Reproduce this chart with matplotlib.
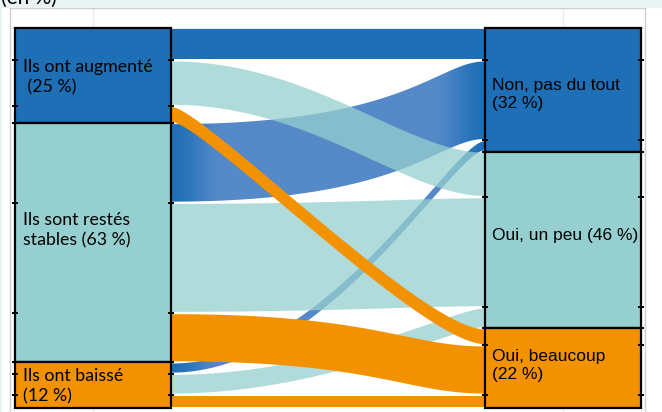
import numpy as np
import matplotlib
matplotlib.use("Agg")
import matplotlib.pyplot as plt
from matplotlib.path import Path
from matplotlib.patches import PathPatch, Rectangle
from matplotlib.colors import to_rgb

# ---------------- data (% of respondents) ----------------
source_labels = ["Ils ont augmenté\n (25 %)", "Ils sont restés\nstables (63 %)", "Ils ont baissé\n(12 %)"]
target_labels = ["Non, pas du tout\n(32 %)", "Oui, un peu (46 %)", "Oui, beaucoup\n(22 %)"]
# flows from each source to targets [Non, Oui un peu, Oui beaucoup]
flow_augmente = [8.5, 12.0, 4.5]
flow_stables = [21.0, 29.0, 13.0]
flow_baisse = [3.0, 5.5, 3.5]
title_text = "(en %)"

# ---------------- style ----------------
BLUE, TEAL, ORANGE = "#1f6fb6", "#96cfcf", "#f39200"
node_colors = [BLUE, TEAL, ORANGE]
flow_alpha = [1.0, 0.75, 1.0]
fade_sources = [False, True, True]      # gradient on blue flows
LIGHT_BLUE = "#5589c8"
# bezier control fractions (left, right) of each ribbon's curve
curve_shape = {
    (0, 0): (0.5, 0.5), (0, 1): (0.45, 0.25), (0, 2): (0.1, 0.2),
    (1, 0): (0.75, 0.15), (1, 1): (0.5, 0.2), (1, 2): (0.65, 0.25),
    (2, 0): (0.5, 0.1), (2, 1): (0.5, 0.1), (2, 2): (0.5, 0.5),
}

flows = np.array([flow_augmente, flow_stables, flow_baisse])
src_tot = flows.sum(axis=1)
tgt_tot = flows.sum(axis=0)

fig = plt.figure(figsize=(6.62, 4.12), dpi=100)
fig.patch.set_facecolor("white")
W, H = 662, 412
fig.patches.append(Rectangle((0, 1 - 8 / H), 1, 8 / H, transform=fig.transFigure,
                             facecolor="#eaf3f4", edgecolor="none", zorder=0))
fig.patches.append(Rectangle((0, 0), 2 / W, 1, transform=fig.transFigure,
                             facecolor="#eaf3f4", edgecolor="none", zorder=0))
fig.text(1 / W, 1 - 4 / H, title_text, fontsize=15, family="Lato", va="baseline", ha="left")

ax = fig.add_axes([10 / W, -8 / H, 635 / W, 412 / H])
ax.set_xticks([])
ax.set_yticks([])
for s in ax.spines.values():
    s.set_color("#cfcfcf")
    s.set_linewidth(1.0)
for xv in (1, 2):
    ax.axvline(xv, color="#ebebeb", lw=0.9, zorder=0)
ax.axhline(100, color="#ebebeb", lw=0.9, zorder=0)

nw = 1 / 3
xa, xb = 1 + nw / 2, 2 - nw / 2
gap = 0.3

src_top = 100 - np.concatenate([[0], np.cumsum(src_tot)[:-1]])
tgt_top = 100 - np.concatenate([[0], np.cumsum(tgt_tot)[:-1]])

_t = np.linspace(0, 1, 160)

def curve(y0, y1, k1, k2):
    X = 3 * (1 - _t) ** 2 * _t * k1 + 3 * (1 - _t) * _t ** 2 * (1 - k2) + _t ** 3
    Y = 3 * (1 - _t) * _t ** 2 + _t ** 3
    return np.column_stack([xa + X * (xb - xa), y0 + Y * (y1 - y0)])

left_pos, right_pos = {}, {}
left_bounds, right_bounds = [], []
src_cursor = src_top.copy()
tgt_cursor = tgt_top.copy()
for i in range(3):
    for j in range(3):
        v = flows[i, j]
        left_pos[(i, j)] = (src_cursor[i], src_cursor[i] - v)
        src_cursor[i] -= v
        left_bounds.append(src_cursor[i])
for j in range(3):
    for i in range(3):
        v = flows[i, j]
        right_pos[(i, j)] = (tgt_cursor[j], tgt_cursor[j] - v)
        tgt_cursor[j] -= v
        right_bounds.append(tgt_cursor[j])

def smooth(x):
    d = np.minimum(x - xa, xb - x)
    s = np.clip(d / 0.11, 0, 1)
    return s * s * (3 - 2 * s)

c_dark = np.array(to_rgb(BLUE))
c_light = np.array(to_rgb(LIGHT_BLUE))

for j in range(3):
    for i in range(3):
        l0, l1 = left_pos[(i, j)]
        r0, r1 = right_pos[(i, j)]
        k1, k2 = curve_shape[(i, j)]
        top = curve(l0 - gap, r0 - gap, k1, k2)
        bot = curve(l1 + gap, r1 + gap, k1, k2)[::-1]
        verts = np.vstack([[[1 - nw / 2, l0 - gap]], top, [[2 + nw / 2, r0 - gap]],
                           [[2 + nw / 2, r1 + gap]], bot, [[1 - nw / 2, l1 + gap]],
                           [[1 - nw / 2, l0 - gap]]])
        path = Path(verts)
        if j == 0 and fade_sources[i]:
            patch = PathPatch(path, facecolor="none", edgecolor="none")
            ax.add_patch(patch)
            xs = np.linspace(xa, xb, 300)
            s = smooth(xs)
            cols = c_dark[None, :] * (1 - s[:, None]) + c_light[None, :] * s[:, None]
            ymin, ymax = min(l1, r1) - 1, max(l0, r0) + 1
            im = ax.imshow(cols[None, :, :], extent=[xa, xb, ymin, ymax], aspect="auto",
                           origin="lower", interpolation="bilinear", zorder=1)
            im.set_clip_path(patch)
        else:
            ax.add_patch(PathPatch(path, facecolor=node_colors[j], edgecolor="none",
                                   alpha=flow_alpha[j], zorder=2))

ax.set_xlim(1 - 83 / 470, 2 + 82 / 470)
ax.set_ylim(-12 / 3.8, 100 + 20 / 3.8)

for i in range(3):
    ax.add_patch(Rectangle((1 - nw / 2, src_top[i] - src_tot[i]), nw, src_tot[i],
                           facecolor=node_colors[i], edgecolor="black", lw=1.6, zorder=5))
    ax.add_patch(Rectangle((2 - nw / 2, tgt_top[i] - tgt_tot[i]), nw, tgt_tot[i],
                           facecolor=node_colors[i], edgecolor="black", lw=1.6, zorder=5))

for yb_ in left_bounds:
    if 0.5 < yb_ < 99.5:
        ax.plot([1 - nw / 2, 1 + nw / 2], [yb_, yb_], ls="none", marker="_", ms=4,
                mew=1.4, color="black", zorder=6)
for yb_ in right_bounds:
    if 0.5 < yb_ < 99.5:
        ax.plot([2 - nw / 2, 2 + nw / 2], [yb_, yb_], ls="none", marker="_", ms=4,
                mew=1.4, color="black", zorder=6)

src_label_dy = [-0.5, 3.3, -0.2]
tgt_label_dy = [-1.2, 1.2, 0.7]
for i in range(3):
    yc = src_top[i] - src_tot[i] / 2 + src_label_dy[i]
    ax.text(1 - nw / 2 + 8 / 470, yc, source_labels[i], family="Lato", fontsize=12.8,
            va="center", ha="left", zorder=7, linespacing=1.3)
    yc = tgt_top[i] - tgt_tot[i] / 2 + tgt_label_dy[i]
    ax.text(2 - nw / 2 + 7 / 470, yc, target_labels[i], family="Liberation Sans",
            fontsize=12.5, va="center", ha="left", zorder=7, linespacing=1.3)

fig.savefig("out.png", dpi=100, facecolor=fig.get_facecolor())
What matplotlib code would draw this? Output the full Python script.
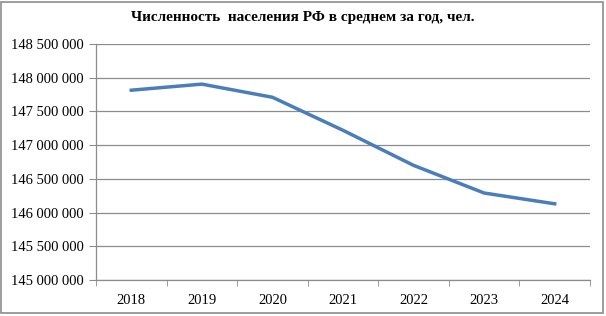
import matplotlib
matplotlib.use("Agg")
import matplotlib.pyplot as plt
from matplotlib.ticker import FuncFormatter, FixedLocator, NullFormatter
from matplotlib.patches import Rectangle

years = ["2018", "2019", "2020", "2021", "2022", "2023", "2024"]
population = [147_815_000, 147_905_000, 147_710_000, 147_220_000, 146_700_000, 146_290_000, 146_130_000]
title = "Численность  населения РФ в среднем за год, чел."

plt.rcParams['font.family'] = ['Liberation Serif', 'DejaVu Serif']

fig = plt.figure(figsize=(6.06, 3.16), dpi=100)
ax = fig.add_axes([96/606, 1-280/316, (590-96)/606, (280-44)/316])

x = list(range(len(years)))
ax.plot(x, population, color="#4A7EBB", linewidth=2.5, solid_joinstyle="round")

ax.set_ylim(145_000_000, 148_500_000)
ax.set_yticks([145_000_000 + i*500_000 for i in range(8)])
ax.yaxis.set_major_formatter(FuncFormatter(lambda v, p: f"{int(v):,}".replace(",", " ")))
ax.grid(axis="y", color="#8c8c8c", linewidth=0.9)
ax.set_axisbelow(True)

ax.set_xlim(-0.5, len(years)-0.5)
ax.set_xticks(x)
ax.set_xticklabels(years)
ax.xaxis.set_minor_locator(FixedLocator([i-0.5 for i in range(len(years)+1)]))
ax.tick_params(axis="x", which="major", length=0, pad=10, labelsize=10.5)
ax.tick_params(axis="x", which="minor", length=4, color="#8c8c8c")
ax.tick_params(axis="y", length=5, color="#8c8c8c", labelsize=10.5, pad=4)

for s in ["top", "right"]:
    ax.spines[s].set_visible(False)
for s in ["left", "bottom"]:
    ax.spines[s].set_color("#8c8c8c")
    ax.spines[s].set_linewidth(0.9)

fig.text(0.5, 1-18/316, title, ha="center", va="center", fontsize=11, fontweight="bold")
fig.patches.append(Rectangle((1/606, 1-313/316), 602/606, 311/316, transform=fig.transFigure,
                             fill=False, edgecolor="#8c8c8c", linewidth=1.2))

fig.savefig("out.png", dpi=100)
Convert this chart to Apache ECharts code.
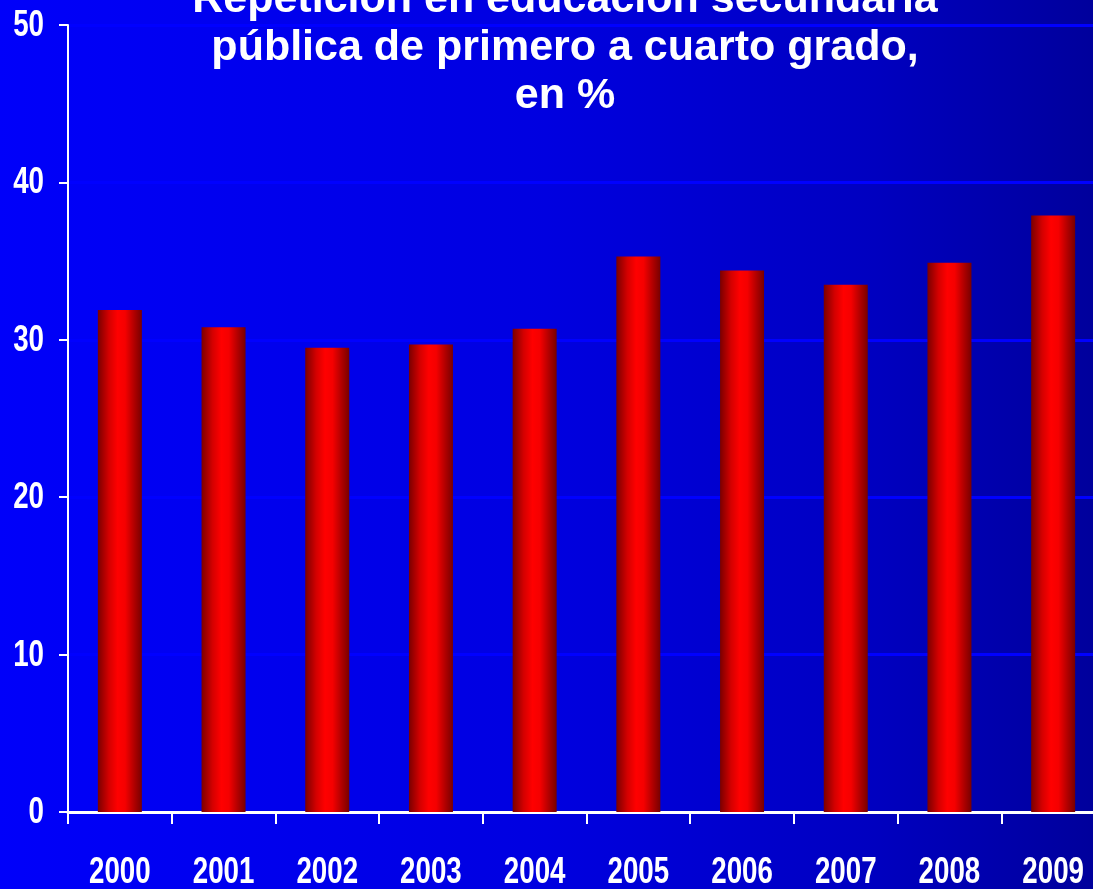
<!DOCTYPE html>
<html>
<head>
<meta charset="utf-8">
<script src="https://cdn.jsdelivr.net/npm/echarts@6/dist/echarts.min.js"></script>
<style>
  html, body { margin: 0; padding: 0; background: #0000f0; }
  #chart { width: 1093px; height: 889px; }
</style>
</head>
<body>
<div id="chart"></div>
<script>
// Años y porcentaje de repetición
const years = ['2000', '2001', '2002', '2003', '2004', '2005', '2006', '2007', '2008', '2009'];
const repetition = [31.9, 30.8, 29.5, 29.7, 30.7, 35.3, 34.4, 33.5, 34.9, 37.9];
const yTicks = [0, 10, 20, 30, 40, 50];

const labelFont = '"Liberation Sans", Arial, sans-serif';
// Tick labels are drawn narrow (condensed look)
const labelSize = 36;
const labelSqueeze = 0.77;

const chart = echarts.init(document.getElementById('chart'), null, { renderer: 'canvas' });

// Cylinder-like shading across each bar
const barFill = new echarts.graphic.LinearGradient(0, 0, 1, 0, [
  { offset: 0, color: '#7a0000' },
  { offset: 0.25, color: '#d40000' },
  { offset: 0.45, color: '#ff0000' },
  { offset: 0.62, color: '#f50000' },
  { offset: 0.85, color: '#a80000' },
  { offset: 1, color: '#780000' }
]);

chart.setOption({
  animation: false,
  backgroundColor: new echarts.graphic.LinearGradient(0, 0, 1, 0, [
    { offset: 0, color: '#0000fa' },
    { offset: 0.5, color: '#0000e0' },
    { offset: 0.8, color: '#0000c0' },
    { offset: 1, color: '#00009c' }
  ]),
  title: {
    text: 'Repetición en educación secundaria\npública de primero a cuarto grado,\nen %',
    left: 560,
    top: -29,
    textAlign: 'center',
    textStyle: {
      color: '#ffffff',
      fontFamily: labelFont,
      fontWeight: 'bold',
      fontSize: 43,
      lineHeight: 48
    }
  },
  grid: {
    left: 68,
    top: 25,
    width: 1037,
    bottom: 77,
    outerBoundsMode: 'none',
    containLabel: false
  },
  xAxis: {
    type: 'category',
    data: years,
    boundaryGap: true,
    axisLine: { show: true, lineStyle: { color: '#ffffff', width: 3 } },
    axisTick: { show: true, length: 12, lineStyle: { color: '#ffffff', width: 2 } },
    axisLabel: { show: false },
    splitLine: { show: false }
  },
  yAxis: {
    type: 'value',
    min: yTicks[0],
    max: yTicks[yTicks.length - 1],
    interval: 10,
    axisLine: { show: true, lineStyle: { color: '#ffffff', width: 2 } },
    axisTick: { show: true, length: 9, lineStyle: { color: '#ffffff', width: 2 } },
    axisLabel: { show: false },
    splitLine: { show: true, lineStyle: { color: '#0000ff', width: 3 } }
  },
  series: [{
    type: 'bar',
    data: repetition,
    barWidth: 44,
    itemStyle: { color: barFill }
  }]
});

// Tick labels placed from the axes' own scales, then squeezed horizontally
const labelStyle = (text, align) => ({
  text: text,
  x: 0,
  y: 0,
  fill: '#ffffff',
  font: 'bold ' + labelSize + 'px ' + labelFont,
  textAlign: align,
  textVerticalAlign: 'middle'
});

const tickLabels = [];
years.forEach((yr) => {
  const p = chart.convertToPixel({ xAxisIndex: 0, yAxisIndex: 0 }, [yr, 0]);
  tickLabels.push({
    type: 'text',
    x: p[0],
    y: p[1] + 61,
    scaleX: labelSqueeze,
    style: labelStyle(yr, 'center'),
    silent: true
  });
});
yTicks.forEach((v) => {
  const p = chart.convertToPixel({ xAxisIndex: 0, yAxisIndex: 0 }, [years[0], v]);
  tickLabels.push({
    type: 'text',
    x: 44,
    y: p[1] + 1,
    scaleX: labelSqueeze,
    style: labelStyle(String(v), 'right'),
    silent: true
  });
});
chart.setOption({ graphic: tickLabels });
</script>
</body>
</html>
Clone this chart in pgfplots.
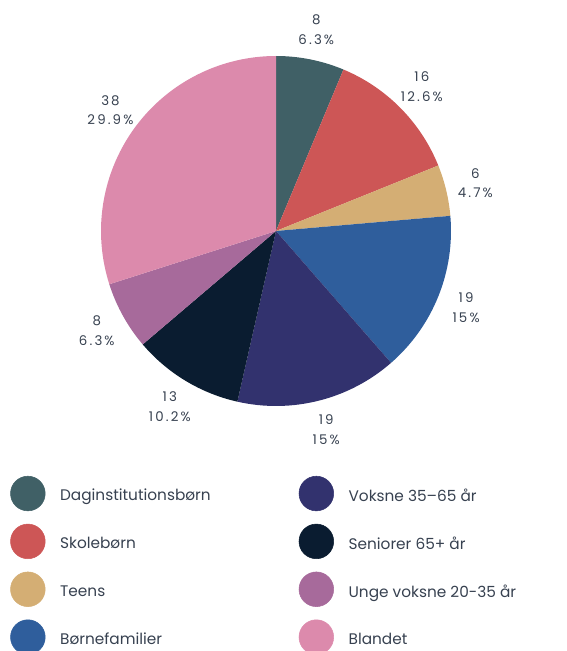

**PROBLEM TO WORK ON**.
Copy, exactly as they stand, the lines from the one that holds "What matplotlib code" to the one that holds "from matplotlib.patches import Rectangle", both included, and drop every picture.

**EXPECTED OUTPUT**.
What matplotlib code would draw this? Output the full Python script.
import matplotlib
matplotlib.use("Agg")
import matplotlib.pyplot as plt
from matplotlib.ticker import FuncFormatter, FixedLocator, NullFormatter
from matplotlib.patches import Rectangle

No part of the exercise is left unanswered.